## [Problem statement]
Write out each line that follows exactly as it stands, without the pictures.
+-------+
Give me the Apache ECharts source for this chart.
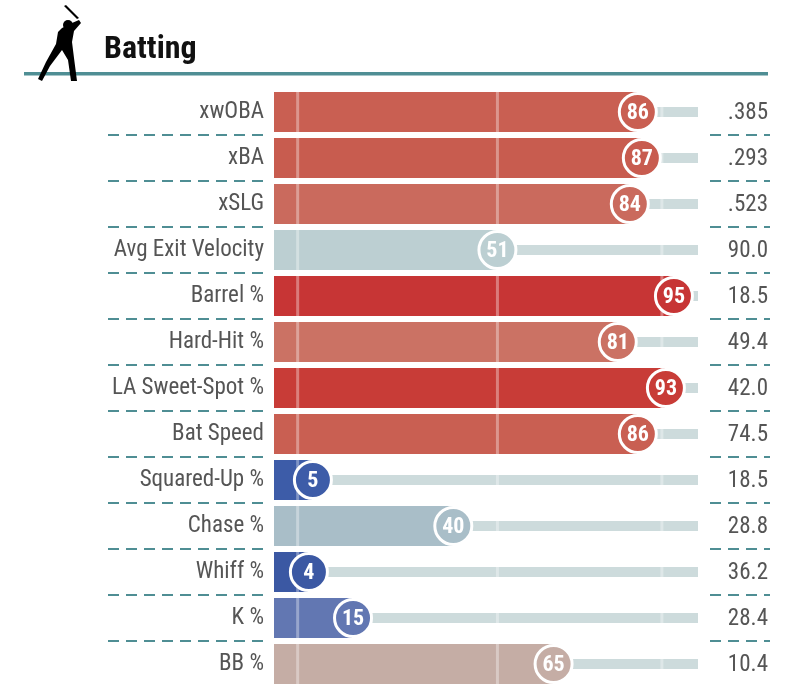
<!DOCTYPE html><html><head><meta charset="utf-8"><script src="https://cdn.jsdelivr.net/npm/echarts@6/dist/echarts.min.js"></script>
<style>html,body{margin:0;background:#fff}#c{width:802px;height:692px}</style></head><body><div id="c"></div><script>
var metrics=['xwOBA','xBA','xSLG','Avg Exit Velocity','Barrel %','Hard-Hit %','LA Sweet-Spot %','Bat Speed','Squared-Up %','Chase %','Whiff %','K %','BB %'];
var percentiles=[86,87,84,51,95,81,93,86,5,40,4,15,65];
var statValues=['.385','.293','.523','90.0','18.5','49.4','42.0','74.5','18.5','28.8','36.2','28.4','10.4'];
var barColors=['#c95f52','#c85c4f','#ca6a5d','#bccfd2','#c73535','#cb7264','#c83c37','#c95f52','#3d5ca8','#a9bec8','#3b58a3','#6277b2','#c5ada5'];
var refLines=[1.2,51,92];
var XMIN=-4.7,XMAX=101;
var chart=echarts.init(document.getElementById('c'));
var F='"Roboto Condensed","Liberation Sans Narrow","Roboto",sans-serif';
chart.setOption({
 animation:false,
 grid:{left:274,width:424,top:89,height:598},
 xAxis:{type:'value',min:XMIN,max:XMAX,show:false},
 yAxis:{type:'category',data:metrics,inverse:true,axisLine:{show:false},axisTick:{show:false},
  axisLabel:{margin:10,fontFamily:F,fontSize:23,color:'#555'}},
 graphic:[
  {type:'rect',shape:{x:24,y:72,width:744,height:3.5},style:{fill:'#4f8e94'}},
  {type:'text',x:104,y:34,style:{text:'Batting',font:'bold 32px '+F,fill:'#111'}},
  {type:'polygon',shape:{points:[[64,6],[66,5],[79,18],[77,19]]},style:{fill:'#000'}},
  {type:'circle',shape:{cx:68,cy:25,r:5},style:{fill:'#000'}},
  {type:'polygon',shape:{points:[[62,28],[72,23],[79,20],[81,23],[74,31],[72,42],[74,58],[77,81],[71,81],[68,60],[62,50],[50,66],[42,81],[38,79],[46,62],[56,44],[58,32]]},style:{fill:'#000'}}
 ],
 series:[{type:'custom',data:percentiles.map(function(v,i){return [v,i];}),
  renderItem:function(p,api){
   var v=api.value(0),i=api.value(1);
   var c=api.coord([v,i]);var o=api.coord([XMIN,i]);var e=api.coord([XMAX,i]);
   var h=40,ch=[];
   ch.push({type:'rect',shape:{x:c[0],y:c[1]-5,width:e[0]-c[0],height:10},style:{fill:'#cddbdc'}});
   ch.push({type:'rect',shape:{x:o[0],y:c[1]-h/2,width:c[0]-o[0],height:h},style:{fill:barColors[i]}});
   refLines.forEach(function(r){var rx=api.coord([r,i])[0];
     ch.push({type:'rect',shape:{x:rx-1.5,y:c[1]-h/2,width:3,height:h},style:{fill:'rgba(255,255,255,0.35)'}});});
   ch.push({type:'circle',shape:{cx:c[0],cy:c[1],r:18.5},style:{fill:barColors[i],stroke:'#fff',lineWidth:3}});
   ch.push({type:'text',style:{x:c[0],y:c[1]+1,text:String(v),align:'center',verticalAlign:'middle',font:'bold 22px '+F,fill:'#fff'}});
   ch.push({type:'text',style:{x:768,y:c[1]+1,text:statValues[i],align:'right',verticalAlign:'middle',font:'23px '+F,fill:'#555'}});
   if(i<metrics.length-1){
    ch.push({type:'line',shape:{x1:108,y1:c[1]+23,x2:263,y2:c[1]+23},style:{stroke:'#4f8e94',lineWidth:2,lineDash:[11,7]}});
    ch.push({type:'line',shape:{x1:710,y1:c[1]+23,x2:770,y2:c[1]+23},style:{stroke:'#4f8e94',lineWidth:2,lineDash:[11,7]}});
   }
   return {type:'group',children:ch};
  }}]
});
</script></body></html>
+-------+
## [Exercise answer]
Give me the Apache ECharts source for this chart.
<!DOCTYPE html><html><head><meta charset="utf-8"><script src="https://cdn.jsdelivr.net/npm/echarts@6/dist/echarts.min.js"></script>
<style>html,body{margin:0;background:#fff}#c{width:802px;height:692px}</style></head><body><div id="c"></div><script>
var metrics=['xwOBA','xBA','xSLG','Avg Exit Velocity','Barrel %','Hard-Hit %','LA Sweet-Spot %','Bat Speed','Squared-Up %','Chase %','Whiff %','K %','BB %'];
var percentiles=[86,87,84,51,95,81,93,86,5,40,4,15,65];
var statValues=['.385','.293','.523','90.0','18.5','49.4','42.0','74.5','18.5','28.8','36.2','28.4','10.4'];
var barColors=['#c95f52','#c85c4f','#ca6a5d','#bccfd2','#c73535','#cb7264','#c83c37','#c95f52','#3d5ca8','#a9bec8','#3b58a3','#6277b2','#c5ada5'];
var refLines=[1.2,51,92];
var XMIN=-4.7,XMAX=101;
var chart=echarts.init(document.getElementById('c'));
var F='"Roboto Condensed","Liberation Sans Narrow","Roboto",sans-serif';
chart.setOption({
 animation:false,
 grid:{left:274,width:424,top:89,height:598},
 xAxis:{type:'value',min:XMIN,max:XMAX,show:false},
 yAxis:{type:'category',data:metrics,inverse:true,axisLine:{show:false},axisTick:{show:false},
  axisLabel:{margin:10,fontFamily:F,fontSize:23,color:'#555'}},
 graphic:[
  {type:'rect',shape:{x:24,y:72,width:744,height:3.5},style:{fill:'#4f8e94'}},
  {type:'text',x:104,y:34,style:{text:'Batting',font:'bold 32px '+F,fill:'#111'}},
  {type:'polygon',shape:{points:[[64,6],[66,5],[79,18],[77,19]]},style:{fill:'#000'}},
  {type:'circle',shape:{cx:68,cy:25,r:5},style:{fill:'#000'}},
  {type:'polygon',shape:{points:[[62,28],[72,23],[79,20],[81,23],[74,31],[72,42],[74,58],[77,81],[71,81],[68,60],[62,50],[50,66],[42,81],[38,79],[46,62],[56,44],[58,32]]},style:{fill:'#000'}}
 ],
 series:[{type:'custom',data:percentiles.map(function(v,i){return [v,i];}),
  renderItem:function(p,api){
   var v=api.value(0),i=api.value(1);
   var c=api.coord([v,i]);var o=api.coord([XMIN,i]);var e=api.coord([XMAX,i]);
   var h=40,ch=[];
   ch.push({type:'rect',shape:{x:c[0],y:c[1]-5,width:e[0]-c[0],height:10},style:{fill:'#cddbdc'}});
   ch.push({type:'rect',shape:{x:o[0],y:c[1]-h/2,width:c[0]-o[0],height:h},style:{fill:barColors[i]}});
   refLines.forEach(function(r){var rx=api.coord([r,i])[0];
     ch.push({type:'rect',shape:{x:rx-1.5,y:c[1]-h/2,width:3,height:h},style:{fill:'rgba(255,255,255,0.35)'}});});
   ch.push({type:'circle',shape:{cx:c[0],cy:c[1],r:18.5},style:{fill:barColors[i],stroke:'#fff',lineWidth:3}});
   ch.push({type:'text',style:{x:c[0],y:c[1]+1,text:String(v),align:'center',verticalAlign:'middle',font:'bold 22px '+F,fill:'#fff'}});
   ch.push({type:'text',style:{x:768,y:c[1]+1,text:statValues[i],align:'right',verticalAlign:'middle',font:'23px '+F,fill:'#555'}});
   if(i<metrics.length-1){
    ch.push({type:'line',shape:{x1:108,y1:c[1]+23,x2:263,y2:c[1]+23},style:{stroke:'#4f8e94',lineWidth:2,lineDash:[11,7]}});
    ch.push({type:'line',shape:{x1:710,y1:c[1]+23,x2:770,y2:c[1]+23},style:{stroke:'#4f8e94',lineWidth:2,lineDash:[11,7]}});
   }
   return {type:'group',children:ch};
  }}]
});
</script></body></html>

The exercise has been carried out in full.